Output exactly the lines from the line containing "Convert this chart to Apache ECharts code." through the line containing "const myChart = echarts.init(document.getElementById('chart'))", inclusive, and omit any pictures.
[Begin]
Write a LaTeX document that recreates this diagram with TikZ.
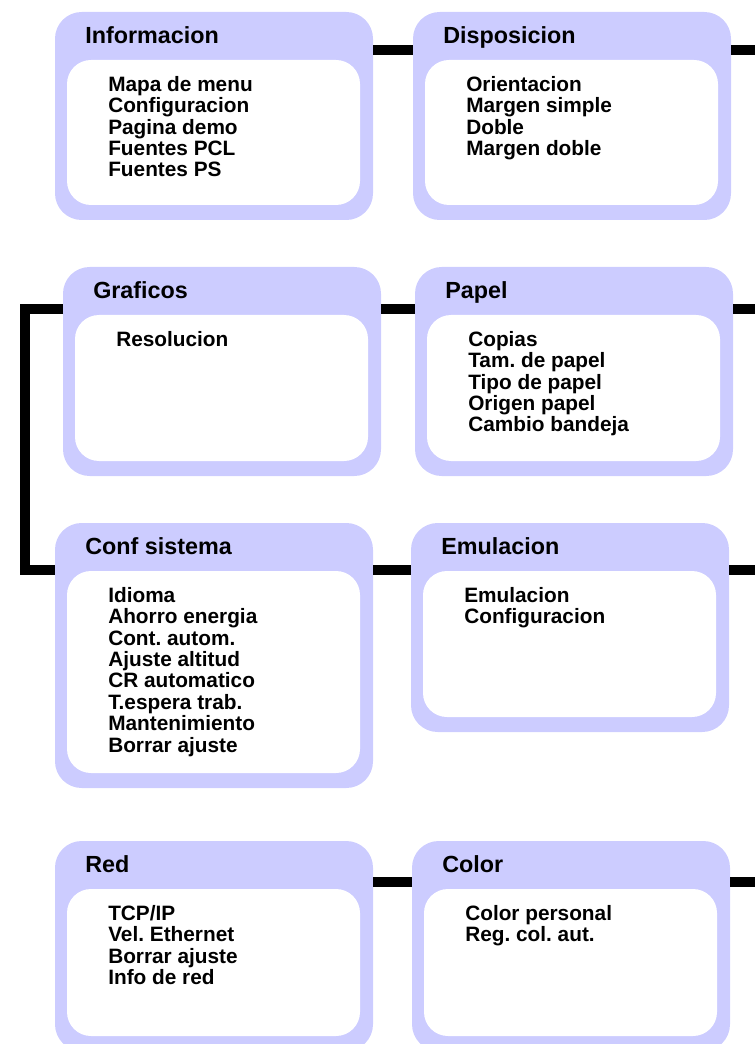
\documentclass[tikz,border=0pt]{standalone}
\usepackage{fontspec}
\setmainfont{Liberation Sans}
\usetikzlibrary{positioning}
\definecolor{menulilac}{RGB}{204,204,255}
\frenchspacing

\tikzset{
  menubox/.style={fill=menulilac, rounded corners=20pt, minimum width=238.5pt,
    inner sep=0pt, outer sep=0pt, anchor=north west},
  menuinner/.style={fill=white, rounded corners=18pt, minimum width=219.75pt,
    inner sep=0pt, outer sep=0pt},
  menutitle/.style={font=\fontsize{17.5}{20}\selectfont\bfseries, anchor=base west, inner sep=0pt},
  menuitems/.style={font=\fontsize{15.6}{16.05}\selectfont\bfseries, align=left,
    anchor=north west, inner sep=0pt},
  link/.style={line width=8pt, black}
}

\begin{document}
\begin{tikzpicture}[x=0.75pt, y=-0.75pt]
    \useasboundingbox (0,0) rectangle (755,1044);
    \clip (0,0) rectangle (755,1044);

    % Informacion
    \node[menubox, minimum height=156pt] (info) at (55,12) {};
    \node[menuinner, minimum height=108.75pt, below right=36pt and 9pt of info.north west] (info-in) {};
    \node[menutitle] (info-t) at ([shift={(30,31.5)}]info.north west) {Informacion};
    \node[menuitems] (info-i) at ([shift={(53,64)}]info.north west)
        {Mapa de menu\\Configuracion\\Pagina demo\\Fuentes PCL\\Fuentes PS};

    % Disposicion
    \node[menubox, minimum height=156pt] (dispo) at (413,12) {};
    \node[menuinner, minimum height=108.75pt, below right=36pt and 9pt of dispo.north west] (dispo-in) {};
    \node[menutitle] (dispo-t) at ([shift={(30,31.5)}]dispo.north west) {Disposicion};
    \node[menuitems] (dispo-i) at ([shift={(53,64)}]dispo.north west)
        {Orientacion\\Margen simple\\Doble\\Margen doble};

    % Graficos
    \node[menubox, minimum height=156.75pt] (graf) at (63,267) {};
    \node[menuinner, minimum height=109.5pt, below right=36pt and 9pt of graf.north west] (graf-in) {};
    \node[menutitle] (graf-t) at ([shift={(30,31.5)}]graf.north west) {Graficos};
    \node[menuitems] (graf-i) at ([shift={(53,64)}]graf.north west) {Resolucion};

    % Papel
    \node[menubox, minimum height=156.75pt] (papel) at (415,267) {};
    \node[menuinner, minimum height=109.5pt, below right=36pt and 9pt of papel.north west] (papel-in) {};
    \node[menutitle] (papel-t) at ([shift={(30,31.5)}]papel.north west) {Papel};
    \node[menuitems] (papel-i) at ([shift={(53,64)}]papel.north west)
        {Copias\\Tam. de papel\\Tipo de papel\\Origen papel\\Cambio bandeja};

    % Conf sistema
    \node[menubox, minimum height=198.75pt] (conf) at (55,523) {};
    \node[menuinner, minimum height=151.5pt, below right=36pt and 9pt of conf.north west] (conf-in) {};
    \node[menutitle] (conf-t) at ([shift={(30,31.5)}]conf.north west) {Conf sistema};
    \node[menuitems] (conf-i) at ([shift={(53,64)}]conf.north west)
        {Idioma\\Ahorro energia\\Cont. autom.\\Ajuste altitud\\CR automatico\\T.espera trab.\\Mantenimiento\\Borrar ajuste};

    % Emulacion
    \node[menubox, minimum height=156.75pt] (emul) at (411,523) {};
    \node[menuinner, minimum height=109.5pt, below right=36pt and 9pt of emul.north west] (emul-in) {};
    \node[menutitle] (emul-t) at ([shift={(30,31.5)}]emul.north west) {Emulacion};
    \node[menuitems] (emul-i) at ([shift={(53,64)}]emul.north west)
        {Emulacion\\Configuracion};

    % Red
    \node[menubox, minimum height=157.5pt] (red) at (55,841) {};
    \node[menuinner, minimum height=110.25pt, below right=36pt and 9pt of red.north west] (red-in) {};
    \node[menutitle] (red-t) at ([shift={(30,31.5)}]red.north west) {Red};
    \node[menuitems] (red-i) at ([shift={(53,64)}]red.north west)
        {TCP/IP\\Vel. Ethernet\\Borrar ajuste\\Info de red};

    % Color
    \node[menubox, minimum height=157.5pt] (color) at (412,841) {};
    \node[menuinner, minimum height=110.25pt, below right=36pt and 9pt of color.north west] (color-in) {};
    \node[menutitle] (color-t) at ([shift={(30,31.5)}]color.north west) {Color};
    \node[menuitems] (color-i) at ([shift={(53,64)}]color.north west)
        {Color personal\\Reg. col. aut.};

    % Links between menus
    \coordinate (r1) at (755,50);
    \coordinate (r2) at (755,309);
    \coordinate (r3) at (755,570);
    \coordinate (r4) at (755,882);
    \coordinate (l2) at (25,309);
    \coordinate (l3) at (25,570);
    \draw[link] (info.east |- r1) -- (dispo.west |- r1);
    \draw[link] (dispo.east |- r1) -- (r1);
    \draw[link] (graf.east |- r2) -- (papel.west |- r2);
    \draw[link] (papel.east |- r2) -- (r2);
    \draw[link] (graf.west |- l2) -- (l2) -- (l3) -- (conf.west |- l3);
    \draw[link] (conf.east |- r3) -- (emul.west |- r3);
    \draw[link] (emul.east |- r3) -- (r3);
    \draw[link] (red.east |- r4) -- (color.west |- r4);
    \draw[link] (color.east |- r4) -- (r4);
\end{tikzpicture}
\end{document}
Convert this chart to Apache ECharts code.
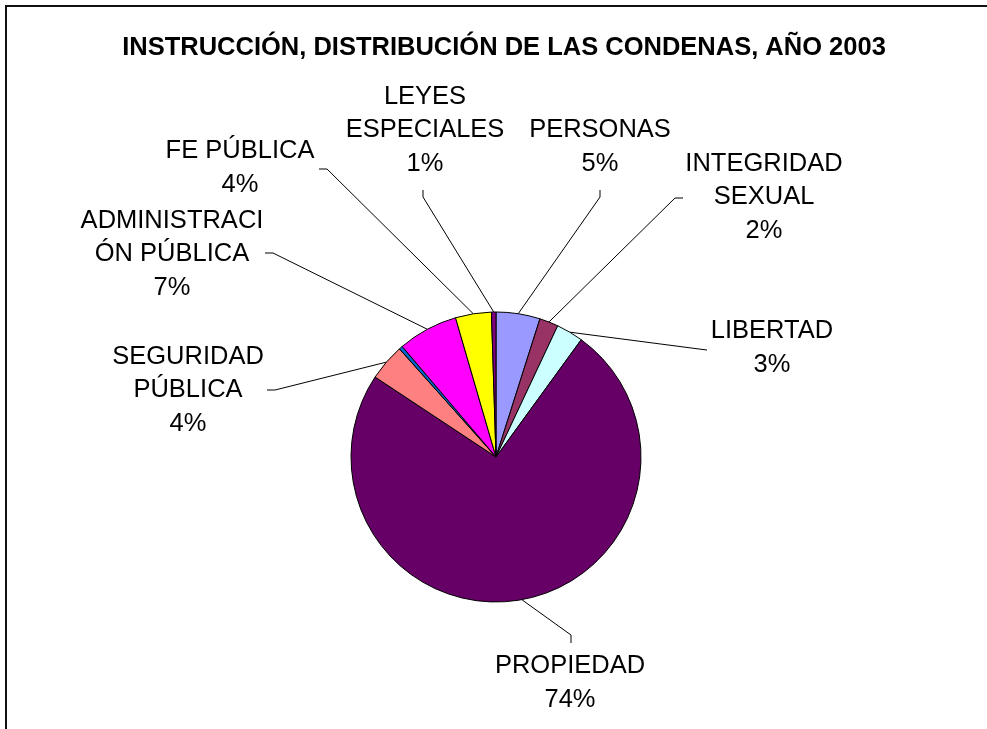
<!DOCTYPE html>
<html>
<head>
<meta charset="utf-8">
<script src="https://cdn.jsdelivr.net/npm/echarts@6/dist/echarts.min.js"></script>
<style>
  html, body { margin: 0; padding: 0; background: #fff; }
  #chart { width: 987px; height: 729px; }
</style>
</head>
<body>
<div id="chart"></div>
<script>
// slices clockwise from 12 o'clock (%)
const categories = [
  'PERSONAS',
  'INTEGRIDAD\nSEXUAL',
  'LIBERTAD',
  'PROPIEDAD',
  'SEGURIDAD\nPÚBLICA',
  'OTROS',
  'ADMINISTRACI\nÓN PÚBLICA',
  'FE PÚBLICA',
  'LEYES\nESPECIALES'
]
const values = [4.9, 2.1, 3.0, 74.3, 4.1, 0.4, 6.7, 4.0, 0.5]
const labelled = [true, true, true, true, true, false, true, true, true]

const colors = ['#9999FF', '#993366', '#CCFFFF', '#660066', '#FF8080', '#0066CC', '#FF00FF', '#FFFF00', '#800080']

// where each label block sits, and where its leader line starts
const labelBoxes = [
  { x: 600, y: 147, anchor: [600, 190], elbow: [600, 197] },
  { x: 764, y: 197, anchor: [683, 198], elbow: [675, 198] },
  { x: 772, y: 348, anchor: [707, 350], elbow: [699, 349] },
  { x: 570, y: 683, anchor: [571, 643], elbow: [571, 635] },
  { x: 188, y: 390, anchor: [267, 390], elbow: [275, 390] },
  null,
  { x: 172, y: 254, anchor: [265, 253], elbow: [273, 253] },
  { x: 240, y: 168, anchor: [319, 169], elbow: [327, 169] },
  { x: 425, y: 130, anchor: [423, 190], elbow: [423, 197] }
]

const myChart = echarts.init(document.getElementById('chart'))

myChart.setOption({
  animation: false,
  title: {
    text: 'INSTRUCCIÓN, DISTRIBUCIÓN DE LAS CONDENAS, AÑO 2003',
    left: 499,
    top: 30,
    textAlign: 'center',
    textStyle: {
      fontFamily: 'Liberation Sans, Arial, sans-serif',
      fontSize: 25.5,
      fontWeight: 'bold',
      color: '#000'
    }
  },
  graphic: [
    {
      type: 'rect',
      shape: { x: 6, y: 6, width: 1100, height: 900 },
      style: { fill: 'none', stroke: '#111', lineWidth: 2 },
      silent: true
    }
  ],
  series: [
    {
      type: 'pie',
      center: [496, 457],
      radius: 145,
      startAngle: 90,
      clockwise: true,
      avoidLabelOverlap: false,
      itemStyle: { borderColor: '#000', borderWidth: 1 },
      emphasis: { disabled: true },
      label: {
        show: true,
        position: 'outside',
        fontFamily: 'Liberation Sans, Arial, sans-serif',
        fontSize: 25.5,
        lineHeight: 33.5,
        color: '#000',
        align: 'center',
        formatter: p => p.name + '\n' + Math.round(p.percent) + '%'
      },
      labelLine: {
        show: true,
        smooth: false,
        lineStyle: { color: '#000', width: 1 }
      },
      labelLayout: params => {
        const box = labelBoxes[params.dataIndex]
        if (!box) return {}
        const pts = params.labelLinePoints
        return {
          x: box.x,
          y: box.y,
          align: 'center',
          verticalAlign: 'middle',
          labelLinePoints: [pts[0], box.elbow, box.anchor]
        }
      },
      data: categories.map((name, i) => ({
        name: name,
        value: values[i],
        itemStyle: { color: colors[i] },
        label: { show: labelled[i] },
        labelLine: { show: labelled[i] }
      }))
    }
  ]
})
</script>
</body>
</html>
[End]
REPLY:
Convert this chart to Apache ECharts code.
<!DOCTYPE html>
<html>
<head>
<meta charset="utf-8">
<script src="https://cdn.jsdelivr.net/npm/echarts@6/dist/echarts.min.js"></script>
<style>
  html, body { margin: 0; padding: 0; background: #fff; }
  #chart { width: 987px; height: 729px; }
</style>
</head>
<body>
<div id="chart"></div>
<script>
// slices clockwise from 12 o'clock (%)
const categories = [
  'PERSONAS',
  'INTEGRIDAD\nSEXUAL',
  'LIBERTAD',
  'PROPIEDAD',
  'SEGURIDAD\nPÚBLICA',
  'OTROS',
  'ADMINISTRACI\nÓN PÚBLICA',
  'FE PÚBLICA',
  'LEYES\nESPECIALES'
]
const values = [4.9, 2.1, 3.0, 74.3, 4.1, 0.4, 6.7, 4.0, 0.5]
const labelled = [true, true, true, true, true, false, true, true, true]

const colors = ['#9999FF', '#993366', '#CCFFFF', '#660066', '#FF8080', '#0066CC', '#FF00FF', '#FFFF00', '#800080']

// where each label block sits, and where its leader line starts
const labelBoxes = [
  { x: 600, y: 147, anchor: [600, 190], elbow: [600, 197] },
  { x: 764, y: 197, anchor: [683, 198], elbow: [675, 198] },
  { x: 772, y: 348, anchor: [707, 350], elbow: [699, 349] },
  { x: 570, y: 683, anchor: [571, 643], elbow: [571, 635] },
  { x: 188, y: 390, anchor: [267, 390], elbow: [275, 390] },
  null,
  { x: 172, y: 254, anchor: [265, 253], elbow: [273, 253] },
  { x: 240, y: 168, anchor: [319, 169], elbow: [327, 169] },
  { x: 425, y: 130, anchor: [423, 190], elbow: [423, 197] }
]

const myChart = echarts.init(document.getElementById('chart'))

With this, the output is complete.